Hi
@yhaddad and
@stubbi Thanks for your input

Thank you both for your valuable input.
Initially, we trained our model using a subset of the data for both training and testing, and this yielded a promising R² score of around 81. As we gradually increased the dataset size for both training and testing—while keeping the model architecture unchanged—we continued to observe good results. However, we noticed a significant increase in training time, reaching up to 2 hours per epoch. Interestingly, the MSE score decreased significantly during this phase, indicating better learning.
We also experimented with training on the full dataset (around 1,000,000 samples) while using a smaller validation subset. This setup resulted in an R² score of 74, which still demonstrates good performance.

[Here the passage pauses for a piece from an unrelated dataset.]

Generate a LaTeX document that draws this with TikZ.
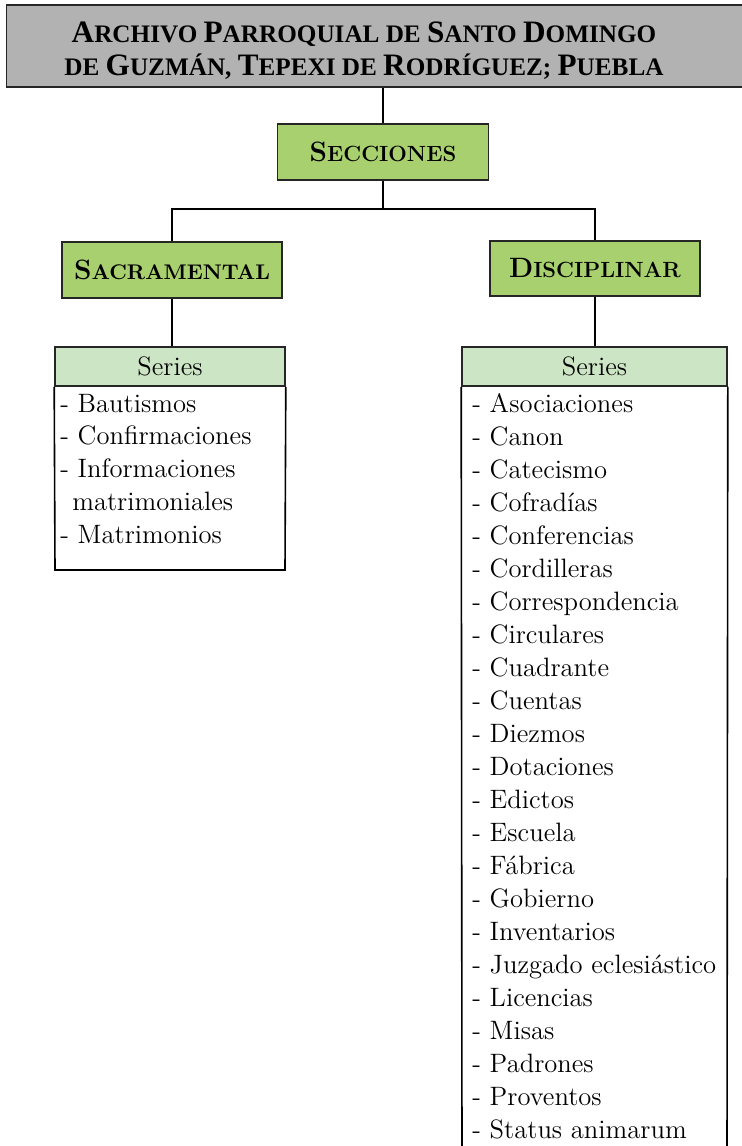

From these observations, we conclude that our model is scalable for larger datasets, even with a relatively small number of qubits. It also shows potential to become more robust when slightly deepened by adding a few more layers. So far, we have intentionally kept the model architecture unchanged to ensure fair evaluation before the challenge deadline.
the thing is that it was not specified in the problem statement that we need to train on the entire dataset for the final metrics on the challenge backend which I believe was the reason for the dimensionality error. With additional compute resources, we could have reduced the training time and likely resolved the final submission issue.
Since the challenge backend doesn’t allow us to explicitly limit the evaluation to a data subset, we are adopting the approach suggested by
@yhaddad:
We will train the model on a small data sample and evaluate it on the entire dataset.
and we are also trying the second method to split the train dataset for our training and validation both . We will update you with the results shortly.